- Sonia forwards show BOE rate increase not priced in until 2017
- Pound dropped to lowest since April versus dollar after Fed
Federal Reserve Chair Janet Yellen may have raised U.S. interest rates for the first time in nearly a decade this week, but the Bank of England is going nowhere fast.
That’s the message from bond markets, where the yield difference between U.K. and U.S. two-year government securities widened to the most since July 2006 this week. With a Dec. 23 report set to confirm Britain’s economic growth cooled in the third quarter, forward contracts imply traders don’t expect a U.K. rate increase in 2016.
That view was reinforced by BOE Governor Mark Carney, who said in an interview with the Financial Times published Dec. 15 that the economic developments required to justify the first increase in U.K. benchmark borrowing costs in eight years aren’t yet in place.
The yield gap “does reflect a likely substantial lag of the BOE to the Fed,” said Marc Ostwald, a strategist at ADM Investor Services International Ltd. in London. “The risk with the U.K. is that the BOE does end up going sooner, given markets have pushed on U.K. rate expectations so heavily.”
The U.K. two-year gilt yield rose two basis points, or 0.02 percentage point, this week to 0.59 percent at the 5 p.m. close in London Friday. The 1 percent bond due in September 2017 fell 0.035, or 35 pence per 1,000-pound ($1,492) face amount, to 100.695.
Treasury two-year note yields climbed eight basis points in the same period, boosting the premium investors demand to hold the securities over their U.K. peers to 37 basis points. The spread closed at 39 basis points on Dec. 17, the day after the Fed’s announcement.
The diverging policies of the Fed and BOE are also weighing on the pound. It posted its biggest weekly drop since the period ended Nov. 6, sliding 2 percent to $1.4916 and touched $1.4865 on Dec. 17, the lowest since April 21. It depreciated 0.7 percent to 72.74 pence per euro.
Carney isn’t the only policy maker pouring cold water on speculation of liftoff in the near term. His comments came a day after BOE Deputy Governor for Markets and Banking Minouche Shafik said that wage pressures weren’t strong enough to justify an increase. A Dec. 16 report showed weekly wages excluding bonuses grew 2 percent from a year earlier, less than the 2.3 percent forecast by economists in a Bloomberg survey.

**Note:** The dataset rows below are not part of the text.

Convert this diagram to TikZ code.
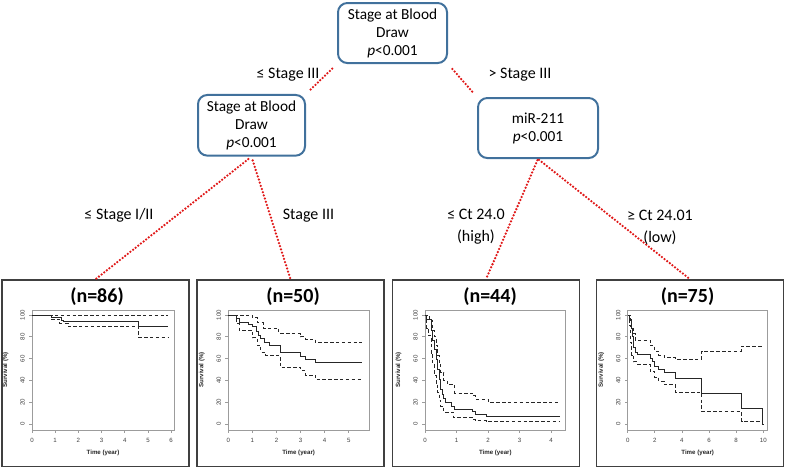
\documentclass[tikz,border=0pt]{standalone}
\usepackage{fontspec}
\setmainfont{Carlito}
\newfontfamily\rfont{Liberation Sans}
\definecolor{SplitEdge}{HTML}{41719C}
\definecolor{Cut}{HTML}{E01818}
\definecolor{Frame}{HTML}{9C9C9C}
\definecolor{Curve}{HTML}{262626}
\tikzset{
  split/.style={draw=SplitEdge,line width=1.5pt,rounded corners=7pt,align=center,
    font=\fontsize{11.5}{13.5}\selectfont,inner sep=0pt},
  cutlink/.style={draw=Cut,line width=1.9pt,line cap=round,dash pattern=on 0pt off 2.5pt},
  cutlabel/.style={align=center,font=\fontsize{12}{16.5}\selectfont},
  panel/.style={draw=black!75,line width=1.1pt,minimum width=140pt,minimum height=140pt,inner sep=0pt},
  ntitle/.style={font=\bfseries\fontsize{15}{17}\selectfont},
  ticklabel/.style={font=\rfont\fontsize{4.6}{5}\selectfont,text=black!75},
  axistitle/.style={font=\rfont\bfseries\fontsize{4.6}{5}\selectfont,text=black!85},
  estimate/.style={Curve,line width=.75pt},
  band/.style={Curve,line width=.65pt,dash pattern=on 2.6pt off 1.8pt}
}
\newcommand{\kmaxes}[5]{%
  \draw[Frame,line width=.6pt] (#1,310.7) rectangle (#5,430);
  \foreach \pct in {0,20,...,100}{
    \draw[Frame,line width=.5pt] (#1,{424-1.09*\pct}) -- ++(-3,0);
    \node[ticklabel,rotate=90] at (#1-9.5,{424-1.09*\pct}) {\pct};
  }
  \foreach \yr in {0,#4,...,#3}{
    \draw[Frame,line width=.5pt] ({#1+#2*\yr},430) -- ++(0,3);
    \node[ticklabel] at ({#1+#2*\yr},440) {\yr};
  }
  \node[axistitle] at ({(#1+#5)/2},453) {Time (year)};
  \node[axistitle,rotate=90] at (#1-26.5,370) {Survival (\%)};
}
\newcommand{\kmcurve}[4]{%
  \begin{scope}[shift={(#1,424)},xscale=#2,yscale=-1.09]
    \draw[#3] plot[const plot] coordinates {#4};
  \end{scope}
}

\begin{document}
\begin{tikzpicture}[x=0.75pt,y=-0.75pt]
\path[use as bounding box] (0,0) rectangle (786,469);

\node[split,minimum width=81.75pt,minimum height=45pt] (root) at (392.5,33) {Stage at Blood\\Draw\\\textit{p}<0.001};
\node[split,minimum width=80.25pt,minimum height=45.5pt] (early) at (251.5,125.3) {Stage at Blood\\Draw\\\textit{p}<0.001};
\node[split,minimum width=90pt,minimum height=45pt] (late) at (538,128) {miR-211\\\textit{p}<0.001};

\node[panel] (km1) at (95.5,373.3) {};
\node[panel] (km2) at (290.5,373.3) {};
\node[panel] (km3) at (486,373.3) {};
\node[panel] (km4) at (690,373.3) {};

\draw[cutlink,shorten <=5pt,shorten >=3pt] (root.south west) -- (early.north east);
\draw[cutlink,shorten <=5pt,shorten >=3pt] (root.south east) -- (late.north west);
\draw[cutlink,shorten <=3pt] (early.south) -- (km1.north);
\draw[cutlink,shorten <=3pt] (early.south) -- (km2.north);
\draw[cutlink,shorten <=1pt] (late.south) -- (km3.north);
\draw[cutlink,shorten <=1pt] (late.south) -- (km4.north);

\node[cutlabel] (lowstage) at (288,75) {≤ Stage III};
\node[cutlabel] (highstage) at (520,75) {> Stage III};
\node[cutlabel] (stageonetwo) at (119,215) {≤ Stage I/II};
\node[cutlabel] (stagethree) at (308.5,216) {Stage III};
\node[cutlabel] (cthigh) at (476,227) {≤ Ct 24.0\\(high)};
\node[cutlabel] (ctlow) at (660,227) {≥ Ct 24.01\\(low)};

\node[ntitle] (n1) at (97,297) {(n=86)};
\node[ntitle] (n2) at (293,297) {(n=50)};
\node[ntitle] (n3) at (490,297) {(n=44)};
\node[ntitle] (n4) at (687.5,297) {(n=75)};

\kmaxes{32}{23.2}{6}{1}{174}
\kmcurve{32}{23.2}{band}{(0,100)(0.85,99.5)(5.85,99.5)}
\kmcurve{32}{23.2}{band}{(0,100)(0.85,96)(1.2,92.5)(1.55,89.3)(4.6,79)(5.85,79)}
\kmcurve{32}{23.2}{estimate}{(0,100)(0.85,97.6)(1.25,95.2)(1.35,94)(4.6,89)(5.85,89)}

\kmaxes{228.3}{24.1}{5}{1}{369}
\kmcurve{228.3}{24.1}{band}{(0,100)(1.0,98)(1.2,93)(1.45,88)(2.1,83)(3.0,80)(3.2,78)(3.6,75)(5.55,75)}
\kmcurve{228.3}{24.1}{band}{(0,100)(0.35,92)(0.45,86)(1.0,79)(1.2,72)(1.35,66)(1.55,63)(2.15,52)(3.0,49)(3.2,45)(3.6,41)(5.55,41)}
\kmcurve{228.3}{24.1}{estimate}{(0,100)(0.35,97)(0.45,93)(0.85,91)(1.0,89)(1.15,85)(1.25,81)(1.35,78)(1.5,75)(1.7,72)(2.15,66)(3.0,62)(3.2,59)(3.6,56)(5.55,56)}

\kmaxes{425}{31.5}{4}{1}{565.7}
\kmcurve{425}{31.5}{band}{(0,100)(0.15,95)(0.25,86)(0.3,80)(0.35,72)(0.4,63)(0.45,55)(0.5,47)(0.6,40)(0.7,36)(0.95,28.5)(1.5,26)(1.6,23)(2.0,20)(4.3,20)}
\kmcurve{425}{31.5}{band}{(0,100)(0.05,88)(0.1,81)(0.2,65)(0.25,55)(0.3,45)(0.35,37)(0.4,29)(0.45,22)(0.5,16)(0.6,11)(0.9,6)(1.5,4.5)(1.6,3)(1.95,2)(4.3,2)}
\kmcurve{425}{31.5}{estimate}{(0,100)(0.05,95.5)(0.2,86)(0.25,77)(0.3,68)(0.35,59)(0.4,50)(0.45,41)(0.5,32)(0.55,27)(0.6,23)(0.65,20)(0.85,16)(0.95,13.6)(1.5,11.4)(1.6,9)(1.95,6.8)(4.3,6.8)}

\kmaxes{627.7}{13.56}{10}{2}{767.7}
\kmcurve{627.7}{13.56}{band}{(0,100)(0.2,95)(0.3,88)(0.4,83)(0.55,77)(1.65,72)(2.0,67)(2.3,63)(2.7,61)(3.55,59.5)(5.45,67)(8.4,71.5)(10,71.5)}
\kmcurve{627.7}{13.56}{band}{(0,100)(0.1,90)(0.2,75)(0.3,63)(0.45,57)(0.7,55)(1.65,48)(2.0,43)(2.3,39)(2.7,36)(3.55,29)(5.45,11.5)(8.4,2.5)(10,2.5)}
\kmcurve{627.7}{13.56}{estimate}{(0,100)(0.15,96)(0.25,88)(0.35,80)(0.45,70)(0.55,66)(0.7,64)(1.65,60)(1.8,57)(2.0,53)(2.3,50)(2.7,47)(3.55,41.5)(5.45,27.6)(8.4,13.8)(9.95,0)(10,0)}
\end{tikzpicture}
\end{document}
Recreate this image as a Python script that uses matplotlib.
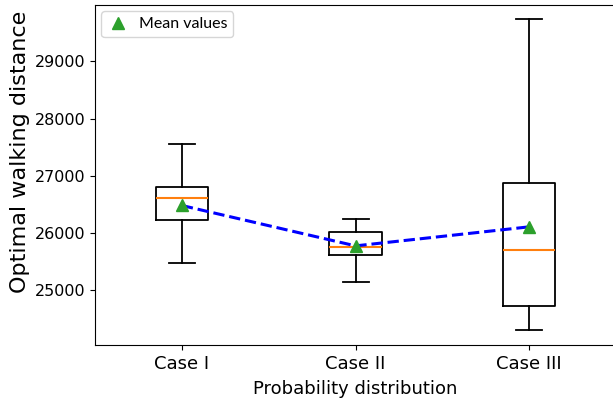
import matplotlib
matplotlib.use("Agg")
import matplotlib.pyplot as plt

# ── Data ──────────────────────────────────────────────────────────────────
cases = ["Case I", "Case II", "Case III"]
whisker_low = [25470, 25130, 24300]
q1 = [26230, 25615, 24720]
medians = [26605, 25743, 25703]
q3 = [26798, 26019, 26863]
whisker_high = [27561, 26242, 29745]
means = [26476, 25768, 26102]
# ─────────────────────────────────────────────────────────────────────────

stats = []
for i, name in enumerate(cases):
    stats.append(dict(label=name, whislo=whisker_low[i], q1=q1[i], med=medians[i],
                      q3=q3[i], whishi=whisker_high[i], fliers=[]))

fig = plt.figure(figsize=(6.13, 4.01), dpi=100)
ax = fig.add_axes([0.155, 0.14, 0.85, 0.8475])

pos = list(range(1, len(cases) + 1))
lw = 1.3
ax.bxp(stats, positions=pos, widths=0.3, showfliers=False,
       boxprops=dict(linewidth=lw, color='black'),
       whiskerprops=dict(linewidth=lw, color='black'),
       capprops=dict(linewidth=lw, color='black'),
       medianprops=dict(linewidth=lw + 0.2, color='#ff7f0e'))

ax.plot(pos, means, 'b--', linewidth=2.2, zorder=3)
ax.plot(pos, means, linestyle='none', marker='^', markersize=9,
        color='#2ca02c', label='Mean values', zorder=4)

ax.set_xlim(0.5, 3.5)
ax.set_ylim(24033, 29990)
ax.spines['right'].set_visible(False)

ax.set_xticks(pos)
ax.set_xticklabels(cases, fontsize=13)
ax.tick_params(axis='y', labelsize=11.5)
ax.set_xlabel('Probability distribution', fontsize=13, labelpad=5)
ax.set_ylabel('Optimal walking distance', fontsize=16)
ax.yaxis.set_label_coords(-0.125, 0.568)

ax.legend(loc='upper left', prop={'family': 'Lato', 'size': 11.5},
          handletextpad=0.6, borderpad=0.35, handlelength=1.4,
          borderaxespad=0.4)

fig.savefig('out.png', dpi=100)
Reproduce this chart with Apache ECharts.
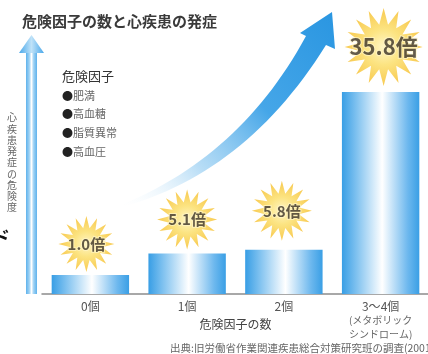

The central bank has held its key rate at a record-low 0.5 percent since March 2009 and forward contracts based on the sterling overnight index average, or Sonia, aren’t fully pricing in a quarter-point rate increase until February 2017, data compiled by Bloomberg show.
Data next week may add to pressure on the BOE to keep monetary policy loose to support the economy. Gross domestic product expanded 0.5 percent in the three months through September from the previous period, when it grew 0.7 percent, according to a Bloomberg survey of analysts.